== TO BE DONE ==
Select from the records below every line that has the word "matplotlib" in it.

== RECORDS FOR THIS TASK ==
·····
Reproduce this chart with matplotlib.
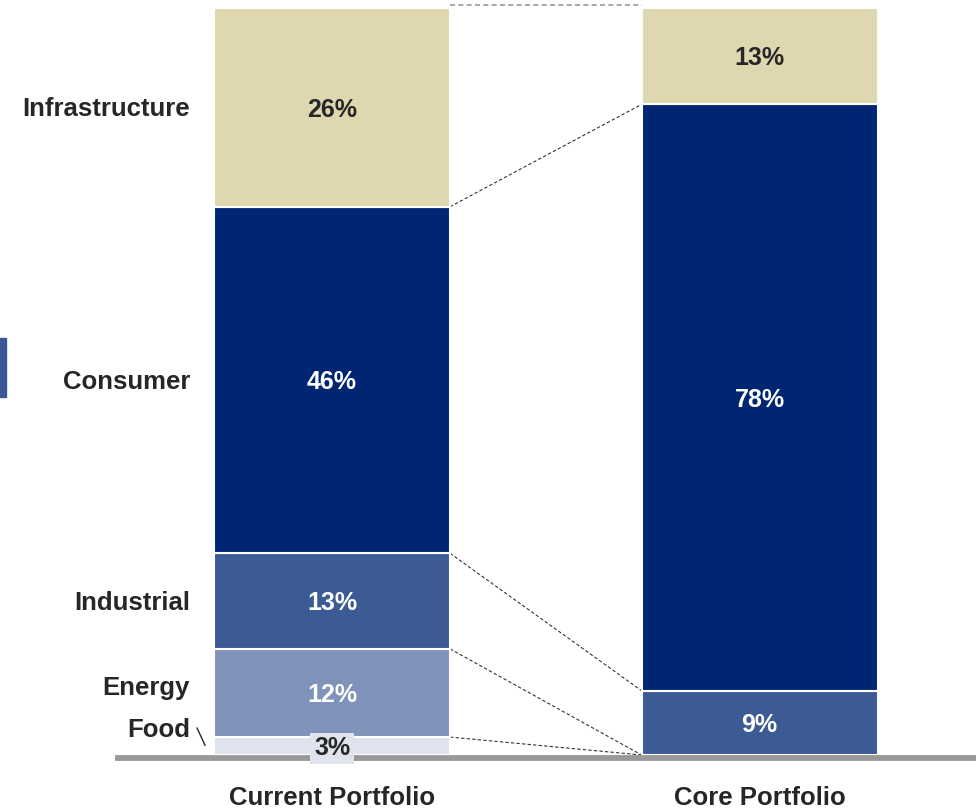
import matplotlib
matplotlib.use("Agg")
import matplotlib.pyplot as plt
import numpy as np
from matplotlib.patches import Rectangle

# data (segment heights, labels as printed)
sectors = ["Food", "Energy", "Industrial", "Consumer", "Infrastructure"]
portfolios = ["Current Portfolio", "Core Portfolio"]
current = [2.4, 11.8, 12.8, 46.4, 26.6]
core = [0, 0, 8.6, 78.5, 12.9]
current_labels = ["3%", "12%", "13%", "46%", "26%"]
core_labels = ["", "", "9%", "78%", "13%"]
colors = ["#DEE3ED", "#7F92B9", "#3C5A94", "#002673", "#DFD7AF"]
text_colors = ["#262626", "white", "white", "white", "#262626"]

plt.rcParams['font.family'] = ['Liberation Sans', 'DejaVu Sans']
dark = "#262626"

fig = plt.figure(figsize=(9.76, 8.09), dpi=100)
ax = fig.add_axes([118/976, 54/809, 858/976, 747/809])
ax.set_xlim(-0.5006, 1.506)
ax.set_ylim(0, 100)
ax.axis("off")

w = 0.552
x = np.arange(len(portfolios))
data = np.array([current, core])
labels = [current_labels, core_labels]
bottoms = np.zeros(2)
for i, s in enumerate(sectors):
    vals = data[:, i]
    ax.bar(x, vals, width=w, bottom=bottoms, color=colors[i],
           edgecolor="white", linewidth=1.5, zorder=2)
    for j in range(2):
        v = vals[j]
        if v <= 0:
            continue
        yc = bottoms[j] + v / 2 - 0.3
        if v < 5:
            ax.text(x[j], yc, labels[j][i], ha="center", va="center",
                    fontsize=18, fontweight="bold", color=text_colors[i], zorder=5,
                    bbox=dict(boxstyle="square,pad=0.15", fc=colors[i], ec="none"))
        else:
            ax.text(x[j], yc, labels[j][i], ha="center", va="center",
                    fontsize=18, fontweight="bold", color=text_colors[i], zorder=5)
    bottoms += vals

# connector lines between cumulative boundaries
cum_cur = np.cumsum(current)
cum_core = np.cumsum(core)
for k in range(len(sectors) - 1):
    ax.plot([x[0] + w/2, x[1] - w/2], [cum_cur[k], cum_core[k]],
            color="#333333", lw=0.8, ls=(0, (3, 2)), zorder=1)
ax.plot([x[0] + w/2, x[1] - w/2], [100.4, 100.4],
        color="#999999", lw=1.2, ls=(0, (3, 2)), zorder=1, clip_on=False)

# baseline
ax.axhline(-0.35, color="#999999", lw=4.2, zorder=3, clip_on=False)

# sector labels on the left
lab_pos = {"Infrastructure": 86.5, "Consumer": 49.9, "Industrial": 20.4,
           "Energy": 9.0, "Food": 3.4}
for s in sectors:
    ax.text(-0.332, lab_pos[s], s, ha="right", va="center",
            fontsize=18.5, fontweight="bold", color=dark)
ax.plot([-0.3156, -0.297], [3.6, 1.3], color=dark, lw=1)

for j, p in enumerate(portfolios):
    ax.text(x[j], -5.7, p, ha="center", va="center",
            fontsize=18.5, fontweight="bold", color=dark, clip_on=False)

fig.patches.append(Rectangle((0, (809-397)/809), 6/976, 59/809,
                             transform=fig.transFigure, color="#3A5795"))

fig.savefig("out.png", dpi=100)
·····
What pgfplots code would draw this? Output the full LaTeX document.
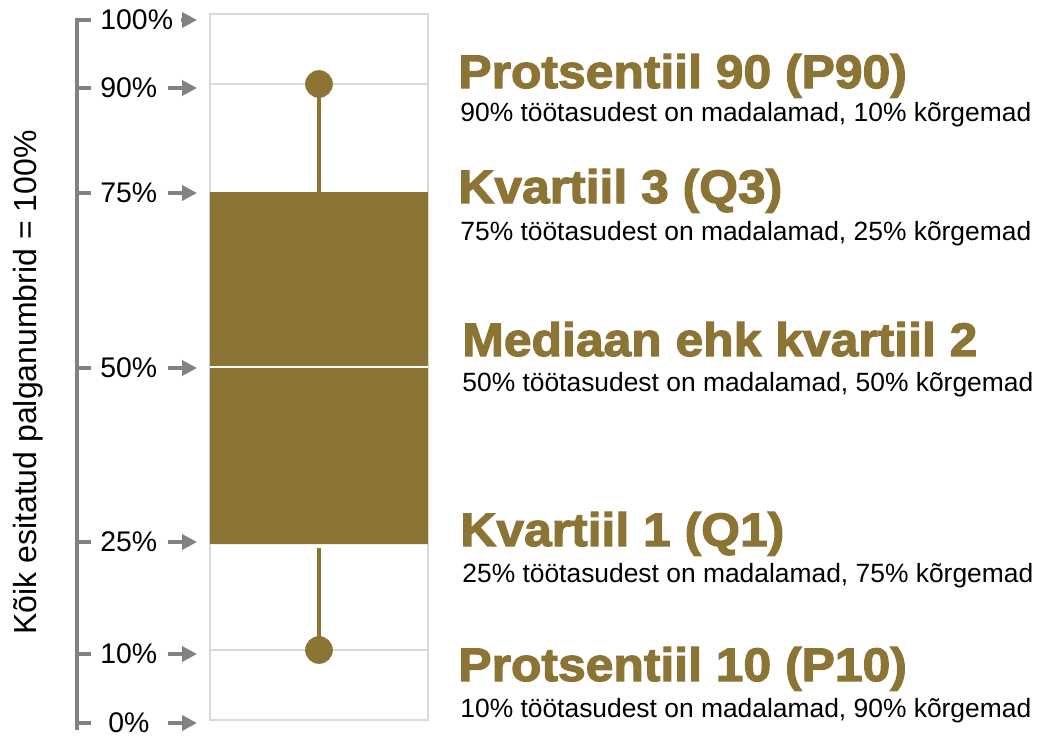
·····
== SOLUTION TO THIS PROBLEM ==
Reproduce this chart with matplotlib.
import matplotlib
matplotlib.use("Agg")
import matplotlib.pyplot as plt
from matplotlib.patches import Rectangle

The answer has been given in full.